Cost efficiencies will be required in the coming months since the airline has reported its first loss. In the three months to end December 2018, Ryanair posted a pre-tax loss of €22 million compared to a €113 million profit in the prior year quarter. The loss was mainly attributed to weak airfares as competitors flooded the winter market with cut-price fares.

“While a €20m loss in Q3 was disappointing, we take comfort that this was entirely due to weaker than expected air fares so our customers are enjoying record low prices, which is good for current and future traffic growth. While ancillary revenues performed strongly, up 26% in Q3, this was offset by higher fuel, staff and EU261 costs,” said chief executive Michael O’Leary.

During the quarter, Ryanair’s revenue rose by 9% to €1.53bn due to a strong performance in ancillary revenue and increased traffic stimulated by a 6% decline in average fares to under €30 due to excess short-haul capacity in Europe. The airline noted that priority boarding and reserved seating grew strongly in the quarter.

In Q3 ex-fuel unit costs increased by 6%, comprising higher staff costs, including the 20% pilot pay increases, investment in engineering headcount, pilot/cabin crew training, and elevated EU261 costs due to the high number of ATC staff shortages/disruptions in FY19. Ryanair confirmed that it has extended it fuel hedges and are 90% hedged for FY20 at c.$71bbl and 13% hedged for Q1 FY21 at c.$63bbl.

Going into 2019, Ryanair says that it expects more airline bankruptcies in Europe and a continuing reduction in capacity by the major players.

“We expect more closures and airline failures in 2019 due to overcapacity in the European market, which is causing continued fare weakness,” said Ryanair, which also provided its thoughts and a update on Brexit preparations.

“The risk of a “no deal” Brexit remains worryingly high,” reads the statement. “While we hope that common sense will prevail, and lead to either a delay in Brexit, or agreement on the 21 month transition deal currently on the table, we have taken all necessary steps to protect Ryanair’s business in a no-deal environment. We have now obtained a UK AOC to protect our three domestic UK routes, and we will place restrictions on the voting rights and share sales of non-EU shareholders for a period of time (in the event of a hard Brexit) to ensure that Ryanair remains at all times an EU owned and EU controlled airline, even if the UK exits the EU without a deal.”

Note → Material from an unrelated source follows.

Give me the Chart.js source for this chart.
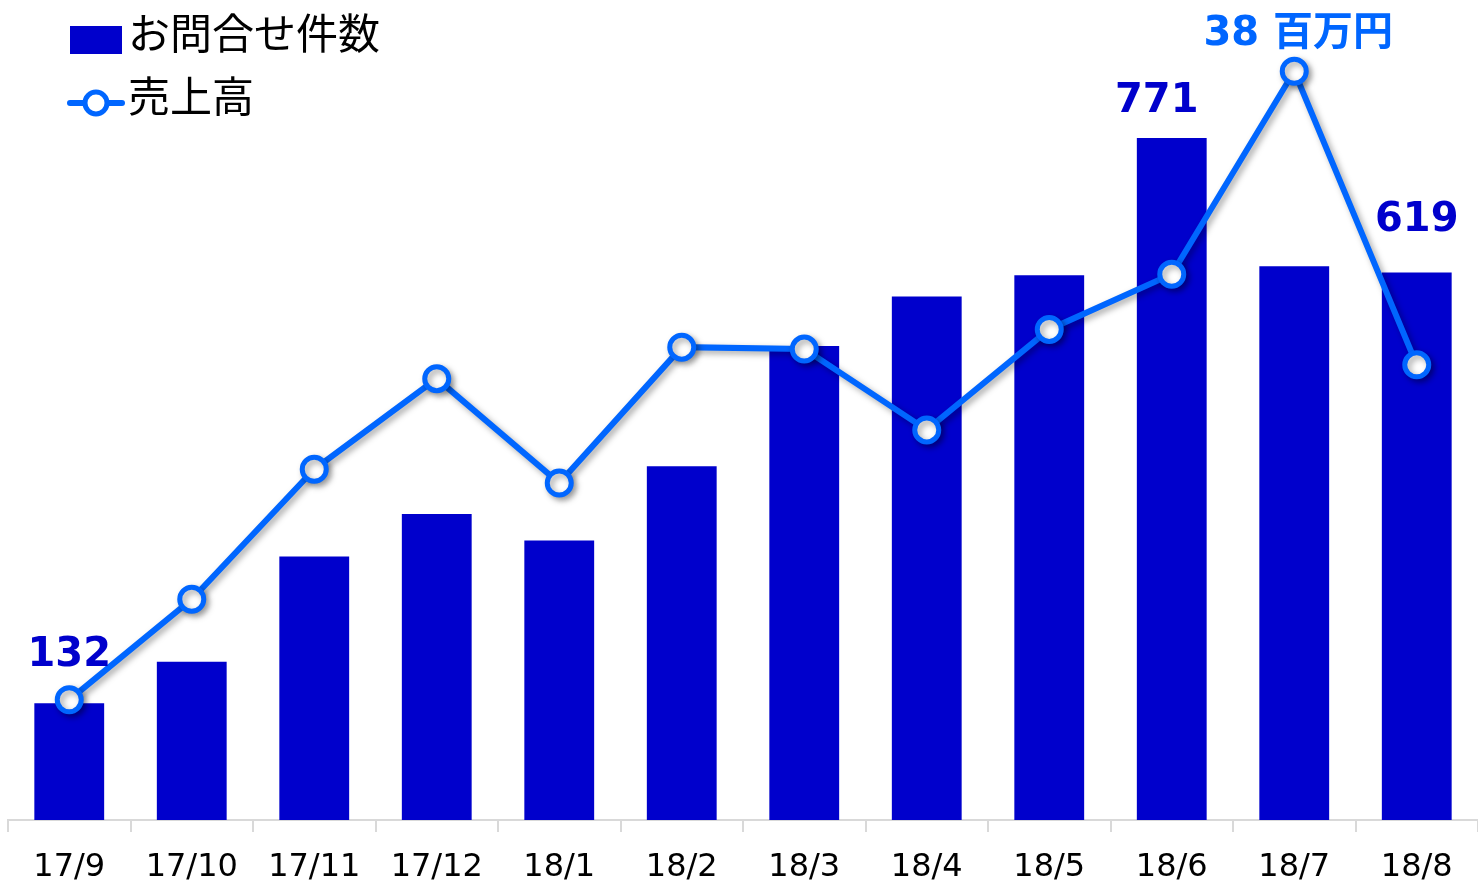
<!DOCTYPE html>
<html>
<head>
<meta charset="utf-8">
<script src="https://cdn.jsdelivr.net/npm/chart.js@4.4.1/dist/chart.umd.min.js"></script>
<style>
  html, body { margin: 0; padding: 0; background: #fff; }
  #wrap { position: relative; width: 1478px; height: 882px; }
</style>
</head>
<body>
<div id="wrap"><canvas id="chart" width="1478" height="882"></canvas></div>
<script>
// データ
const categories = ['17/9', '17/10', '17/11', '17/12', '18/1', '18/2', '18/3', '18/4', '18/5', '18/6', '18/7', '18/8'];
const inquiries = [132, 179, 298, 346, 316, 400, 536, 592, 616, 771, 626, 619]; // お問合せ件数
const sales = [6.1, 11.2, 17.8, 22.4, 17.1, 24.0, 23.9, 19.8, 24.9, 27.7, 38, 23.1]; // 売上高 (百万円)
const seriesNames = ['お問合せ件数', '売上高'];

const BAR_COLOR = '#0000CC';
const LINE_COLOR = '#0066FF';

// 値ラベル (どの点に付けるか)
const callouts = [
    { text: String(inquiries[0]), on: 'line', i: 0, dx: 0, dy: -34, color: BAR_COLOR },
    { text: String(inquiries[9]), on: 'bar', i: 9, dx: -15, dy: -26, color: BAR_COLOR },
    { text: sales[10] + ' 百万円', on: 'line', i: 10, dx: 4, dy: -26, color: LINE_COLOR },
    { text: String(inquiries[11]), on: 'bar', i: 11, dx: 0, dy: -42, color: BAR_COLOR }
];

// 線の影
const shadowPlugin = {
    id: 'lineShadow',
    beforeDatasetDraw(chart, args) {
        if (args.index !== 1) return;
        const ctx = chart.ctx;
        ctx.save();
        ctx.shadowColor = 'rgba(0,0,0,0.35)';
        ctx.shadowBlur = 6;
        ctx.shadowOffsetX = 3;
        ctx.shadowOffsetY = 3;
    },
    afterDatasetDraw(chart, args) {
        if (args.index !== 1) return;
        chart.ctx.restore();
    }
};

// 値ラベルと凡例
const labelPlugin = {
    id: 'labels',
    afterDatasetsDraw(chart) {
        const ctx = chart.ctx;
        const barMeta = chart.getDatasetMeta(0);
        const lineMeta = chart.getDatasetMeta(1);
        ctx.save();
        ctx.textAlign = 'center';
        ctx.textBaseline = 'alphabetic';
        ctx.font = "bold 40px 'DejaVu Sans', 'Noto Sans CJK JP'";
        callouts.forEach(c => {
            const el = (c.on === 'bar' ? barMeta : lineMeta).data[c.i];
            ctx.fillStyle = c.color;
            ctx.fillText(c.text, el.x + c.dx, el.y + c.dy);
        });

        // 凡例
        ctx.fillStyle = BAR_COLOR;
        ctx.fillRect(70, 26, 52, 28);

        ctx.strokeStyle = LINE_COLOR;
        ctx.lineWidth = 6;
        ctx.lineCap = 'round';
        ctx.beginPath();
        ctx.moveTo(70, 103);
        ctx.lineTo(122, 103);
        ctx.stroke();
        ctx.beginPath();
        ctx.arc(96, 103, 11, 0, Math.PI * 2);
        ctx.fillStyle = '#fff';
        ctx.fill();
        ctx.lineWidth = 5;
        ctx.stroke();

        ctx.fillStyle = '#000';
        ctx.textAlign = 'left';
        ctx.textBaseline = 'middle';
        ctx.font = "42px 'Noto Sans CJK JP'";
        ctx.fillText(seriesNames[0], 128, 33);
        ctx.fillText(seriesNames[1], 128, 96);
        ctx.restore();
    }
};

const ctx = document.getElementById('chart').getContext('2d');
new Chart(ctx, {
    type: 'bar',
    data: {
        labels: categories,
        datasets: [{
            type: 'bar',
            label: seriesNames[0],
            data: inquiries,
            backgroundColor: BAR_COLOR,
            barPercentage: 0.57,
            categoryPercentage: 1,
            yAxisID: 'y',
            order: 1
        }, {
            type: 'line',
            label: seriesNames[1],
            data: sales,
            borderColor: LINE_COLOR,
            borderWidth: 6,
            pointRadius: 12,
            pointBorderWidth: 5,
            pointBackgroundColor: '#fff',
            pointBorderColor: LINE_COLOR,
            tension: 0,
            yAxisID: 'y2',
            order: 0
        }]
    },
    options: {
        responsive: false,
        animation: false,
        layout: { autoPadding: false, padding: { top: 24, left: 8, right: 0, bottom: 1 } },
        plugins: {
            legend: { display: false },
            tooltip: { enabled: false }
        },
        scales: {
            x: {
                afterFit(scale) { scale.height = 61; },
                grid: {
                    offset: true,
                    drawOnChartArea: false,
                    drawTicks: true,
                    tickLength: 12,
                    color: '#d9d9d9',
                    lineWidth: 2
                },
                border: { color: '#d9d9d9', width: 2 },
                ticks: {
                    color: '#000',
                    padding: 20,
                    font: { family: "'DejaVu Sans'", size: 32, lineHeight: 1 }
                }
            },
            y: { display: false, min: 0, max: 900 },
            y2: { display: false, min: 0, max: 40.4 }
        }
    },
    plugins: [shadowPlugin, labelPlugin]
});
</script>
</body>
</html>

Ryanair has affirmed its FY19 profit guidance to be in a range of €1.0bn to €1.1bn due to lower winter fares, stronger traffic growth and ancillary sales, as well as slightly better than expected H2 unit cost performance, mainly lower unhedged oil prices.

Meanwhile, the validity of the Cape Town Convention in Brazil was called into question today as a judge in Brazil extended the stay on the repossession of ten aircraft from Avianca Brasil until mid-April, which requires the airline to resume making payments beginning February 1, 2019. In a statement, Aircastle said that this decision is contrary to well-established Brazilian law and The Cape Town Convention and that it intends to appeal the court’s decision and plans to take back the aircraft as soon as possible.

Mike Inglese, Aircastle’s CEO, stated, “A predictable judicial system and reliable framework for the recovery of aircraft is a principal factor in the cost and availability of capital to airlines. Brazil is the third largest civil aviation market in the world and the country’s aviation industry has benefitted from its adoption of Cape Town, enabling Brazil to attract significant foreign capital. While we were fully prepared for an unfavourable ruling, we remain hopeful that the Brazilian Judiciary will respect the rule of law and honour their obligation under The Cape Town Convention. We still expect to recover our aircraft on a timely basis.”

Inglese continued, “Our aircraft being operated by Avianca Brazil are modern, desirable aircraft and we expect the aircraft to be placed in a timely manner after repossession. In addition to leasing aircraft to Avianca Brazil, we provide financing to other major airlines in Brazil and have commitments to purchase almost $1 billion in Embraer E2 next generation regional jet aircraft. We believe the judge’s decision will negatively impact Brazil’s civil airline industry with higher costs and less funding.”